Rizzo, whose back has periodically flared up throughout his 12-year career, is hitting .227 but has 27 homers – second-most on the Yankees behind Aaron Judge’s 44 – and an .858 OPS.

The Yankees finish their three-game series against the Mariners Wednesday afternoon, after which they’ll take a 5-6-hour flight to Boston for a three-game series that starts Friday night. Though taking long flights is part of being a major leaguer, Rizzo experiencing a back issue at the start of a three-city trip – which started in St. Louis last weekend - was bad timing.

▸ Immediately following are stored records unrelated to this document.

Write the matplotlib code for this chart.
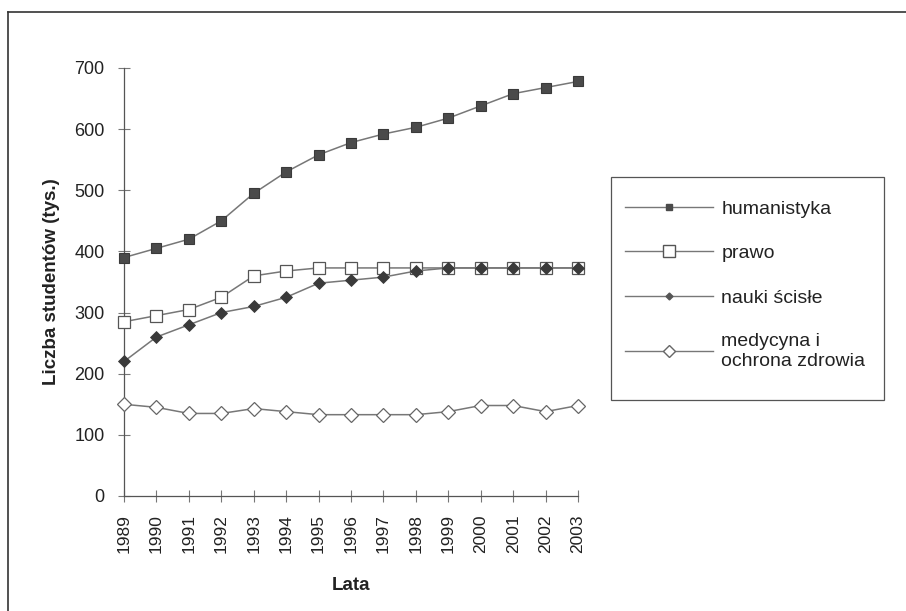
import matplotlib
matplotlib.use("Agg")
import matplotlib.pyplot as plt
from matplotlib.lines import Line2D
from matplotlib.patches import Rectangle

plt.rcParams['font.family'] = ['Liberation Sans', 'DejaVu Sans']

years = [1989, 1990, 1991, 1992, 1993, 1994, 1995, 1996, 1997, 1998, 1999, 2000, 2001, 2002, 2003]
humanistyka = [390, 405, 420, 450, 495, 530, 558, 578, 592, 603, 618, 638, 658, 668, 678]
prawo = [285, 295, 305, 325, 360, 368, 373, 373, 373, 373, 373, 373, 373, 373, 373]
nauki = [220, 260, 280, 300, 310, 325, 348, 353, 358, 368, 373, 373, 373, 373, 373]
medycyna = [150, 145, 135, 135, 143, 138, 133, 133, 133, 133, 138, 148, 148, 138, 148]
labels = ['humanistyka', 'prawo', 'nauki ścisłe', 'medycyna i\nochrona zdrowia']
yticks = [0, 100, 200, 300, 400, 500, 600, 700]

W, H = 906, 611
fig = plt.figure(figsize=(W/100, H/100), dpi=100)
ax = fig.add_axes([124/W, 1-496/H, (578-124)/W, (496-68)/H])

lc = '#777777'
ax.plot(years, humanistyka, color=lc, lw=1.1, marker='s', ms=7.5,
        mfc='#4a4a4a', mec='#3a3a3a', mew=0.8, zorder=3, clip_on=False)
ax.plot(years, prawo, color=lc, lw=1.1, marker='s', ms=8.5,
        mfc='white', mec='#555555', mew=0.9, zorder=3, clip_on=False)
ax.plot(years, nauki, color=lc, lw=1.1, marker='D', ms=6,
        mfc='#3a3a3a', mec='#3a3a3a', mew=0.6, zorder=4, clip_on=False)
ax.plot(years, medycyna, color=lc, lw=1.1, marker='D', ms=7,
        mfc='white', mec='#666666', mew=0.9, zorder=3, clip_on=False)

ax.set_xlim(1989, 2003)
ax.set_ylim(0, 700)
ax.set_xticks(years)
ax.set_xticklabels([str(y) for y in years], rotation=90, fontsize=12.5, color='#222222')
ax.set_yticks(yticks)
ax.set_yticklabels([str(v) for v in yticks], fontsize=13, color='#222222')
ax.tick_params(axis='both', direction='inout', length=8, width=0.8, color='#777777')
ax.tick_params(axis='y', pad=10)
ax.tick_params(axis='x', pad=9)
for s in ['top', 'right']:
    ax.spines[s].set_visible(False)
for s in ['left', 'bottom']:
    ax.spines[s].set_color('#555555')
    ax.spines[s].set_linewidth(0.9)
ax.set_ylabel('Liczba studentów (tys.)', fontsize=13.5, fontweight='bold', color='#222222', labelpad=10)
ax.set_xlabel('Lata', fontsize=13.5, fontweight='bold', color='#222222', labelpad=17)

handles = [
    Line2D([], [], color=lc, lw=1.0, marker='s', ms=5, mfc='#4a4a4a', mec='#4a4a4a'),
    Line2D([], [], color=lc, lw=1.0, marker='s', ms=8, mfc='white', mec='#555555'),
    Line2D([], [], color=lc, lw=1.0, marker='D', ms=3.5, mfc='#555555', mec='#555555'),
    Line2D([], [], color=lc, lw=1.0, marker='D', ms=6, mfc='white', mec='#666666'),
]
fig.add_artist(Rectangle((611/W, 1-400/H), (884-611)/W, (400-177)/H,
                         transform=fig.transFigure, fill=False,
                         edgecolor='#555555', lw=0.9))
leg = fig.legend(handles, labels, loc='upper left',
                 bbox_to_anchor=(625/W, 1-200/H), fontsize=14,
                 frameon=False, handlelength=4.5, handletextpad=0.45,
                 labelspacing=1.38, borderpad=0, borderaxespad=0)
for t in leg.get_texts():
    t.set_color('#222222')

# outer frame lines (left and top)
fig.add_artist(Line2D([8/W, 8/W], [0, 1-12/H], transform=fig.transFigure, color='#333333', lw=1.2))
fig.add_artist(Line2D([8/W, 1], [1-12/H, 1-12/H], transform=fig.transFigure, color='#333333', lw=1.2))

fig.savefig('out.png', dpi=100)
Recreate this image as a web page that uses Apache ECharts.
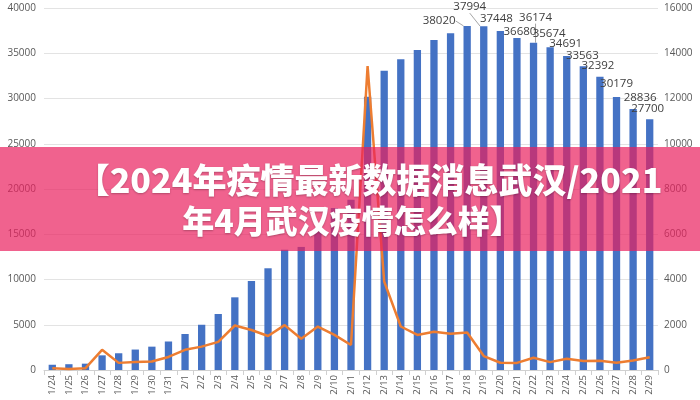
<!DOCTYPE html>
<html>
<head>
<meta charset="utf-8">
<script src="https://cdn.jsdelivr.net/npm/echarts@6/dist/echarts.min.js"></script>
<style>html,body{margin:0;padding:0;background:#fff;}#c{width:700px;height:400px;}</style>
</head>
<body>
<div id="c"></div>
<script>
// Categories (dates)
var categories = ['1/24','1/25','1/26','1/27','1/28','1/29','1/30','1/31',
  '2/1','2/2','2/3','2/4','2/5','2/6','2/7','2/8','2/9','2/10','2/11','2/12','2/13','2/14','2/15',
  '2/16','2/17','2/18','2/19','2/20','2/21','2/22','2/23','2/24','2/25','2/26','2/27','2/28','2/29'];
// Bars (left axis): existing confirmed
var barValues = [580, 640, 700, 1620, 1850, 2260, 2580, 3150, 3980, 5000, 6190, 8030, 9830, 11240,
  13300, 13600, 15700, 17900, 18800, 30200, 33070, 34330, 35360, 36465, 37200,
  38020, 37994, 37448, 36680, 36174, 35674, 34691, 33563, 32392, 30179, 28836, 27700];
// Line (right axis): new cases
var lineValues = [77, 46, 80, 892, 315, 356, 378, 576, 894, 1033, 1242, 1967, 1766, 1501, 1985, 1379,
  1921, 1552, 1104, 13436, 3910, 1923, 1548, 1690, 1600, 1660, 615, 319, 314, 541, 348, 499, 401,
  409, 318, 420, 565];
// Which bars show a value label (from 2/18 on)
var labelStart = 25;
// Axis ticks
var leftTicks = {min: 0, max: 40000, interval: 5000};
var rightTicks = {min: 0, max: 16000, interval: 2000};
// Banner title
var titleLine1 = '【2024年疫情最新数据消息武汉/2021';
var titleLine2 = '年4月武汉疫情怎么样】';

// label centre offsets from bar top-centre (style only)
var labelOffsets = {25: [-28, -5], 26: [-14, -19], 27: [-4, -12], 28: [3, -6], 29: [2, -25], 30: [-1, -13],
  31: [-1, -12], 32: [-1, -11], 33: [-2, -11], 34: [0, -13], 35: [7, -11], 36: [-2, -11]};
var withLine = {25: true, 26: true, 29: true};

var barData = barValues.map(function (v, i) {
  var item = {value: v};
  if (i >= labelStart) {
    item.label = {show: true};
    if (withLine[i]) item.labelLine = {show: true};
  }
  return item;
});

var chart = echarts.init(document.getElementById('c'));
var axisFont = {color: '#595959', fontSize: 10, fontFamily: 'Open Sans, sans-serif', formatter: function (v) { return String(v); }};
chart.setOption({
  animation: false,
  backgroundColor: '#fff',
  grid: {left: 44, right: 42, top: 8, bottom: 30},
  xAxis: {
    type: 'category',
    data: categories,
    boundaryGap: true,
    axisLine: {lineStyle: {color: '#D0D0D0'}},
    axisTick: {show: true, length: 5, lineStyle: {color: '#D0D0D0'}},
    axisLabel: {rotate: 90, interval: 0, color: '#595959', fontSize: 9.5, fontFamily: 'Open Sans, sans-serif', margin: 5}
  },
  yAxis: [{
    type: 'value', min: leftTicks.min, max: leftTicks.max, interval: leftTicks.interval,
    axisLine: {show: false}, axisTick: {show: false},
    axisLabel: Object.assign({margin: 8}, axisFont),
    splitLine: {lineStyle: {color: '#E3E3E3'}}
  }, {
    type: 'value', min: rightTicks.min, max: rightTicks.max, interval: rightTicks.interval,
    axisLine: {show: false}, axisTick: {show: false},
    axisLabel: Object.assign({margin: 6}, axisFont),
    splitLine: {show: false}
  }],
  series: [{
    type: 'bar',
    data: barData,
    barWidth: '44%',
    itemStyle: {color: '#4472C4'},
    label: {show: false, position: 'top', distance: 5, color: '#404040', fontSize: 11.5, fontFamily: 'Open Sans, sans-serif'},
    labelLine: {show: false, lineStyle: {color: '#A6A6A6', width: 1}},
    labelLayout: function (p) {
      var off = labelOffsets[p.dataIndex];
      if (!off) return {};
      var cx = p.rect.x + p.rect.width / 2 + off[0];
      var cy = p.rect.y + off[1];
      return {x: cx - p.labelRect.width / 2, y: cy - p.labelRect.height / 2};
    },
    z: 2
  }, {
    type: 'line',
    yAxisIndex: 1,
    data: lineValues,
    symbol: 'none',
    lineStyle: {color: '#ED7D31', width: 2.5},
    itemStyle: {color: '#ED7D31'},
    z: 3
  }],
  graphic: [{
    type: 'rect', z: 100, left: 0, top: 147,
    shape: {width: 700, height: 104},
    style: {fill: 'rgba(234, 31, 94, 0.7)'}
  }, {
    type: 'text', z: 101, x: 369, y: 180,
    style: {text: titleLine1, fill: '#fff', font: '900 34px "Noto Sans CJK SC", sans-serif',
      align: 'center', verticalAlign: 'middle', textAlign: 'center', textVerticalAlign: 'middle',
      textShadowColor: 'rgba(0,0,0,0.25)', textShadowBlur: 2, textShadowOffsetY: 1}
  }, {
    type: 'text', z: 101, x: 352, y: 221,
    style: {text: titleLine2, fill: '#fff', font: '900 32px "Noto Sans CJK SC", sans-serif',
      align: 'center', verticalAlign: 'middle', textAlign: 'center', textVerticalAlign: 'middle',
      textShadowColor: 'rgba(0,0,0,0.25)', textShadowBlur: 2, textShadowOffsetY: 1}
  }]
});
</script>
</body>
</html>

“Hopefully we, and he, are smart with trying to make sure it’s as comfortable and he’s in as good a situation on the flight as he can be,” Boone said. “I do believe we’re about through this and at the end of it. So hopefully the flight won’t alter that at all.”   

Miggy’s chance?

Miguel Andujar, brought up to replace Matt Carpenter on the roster after the utility man suffered a left foot fracture Monday night on a foul ball, is hoping to stick in the big leagues for a prolonged stretch after spending, to his frustration, most of the season with Triple-A Scranton/Wilkes-Barre.

“For me, I have to control what I can,” Andujar said through his interpreter of perhaps putting too much pressure on himself to match Carpenter’s production. “Which is to prepare myself to play the game and try to contribute the way I can and the way I can play baseball.”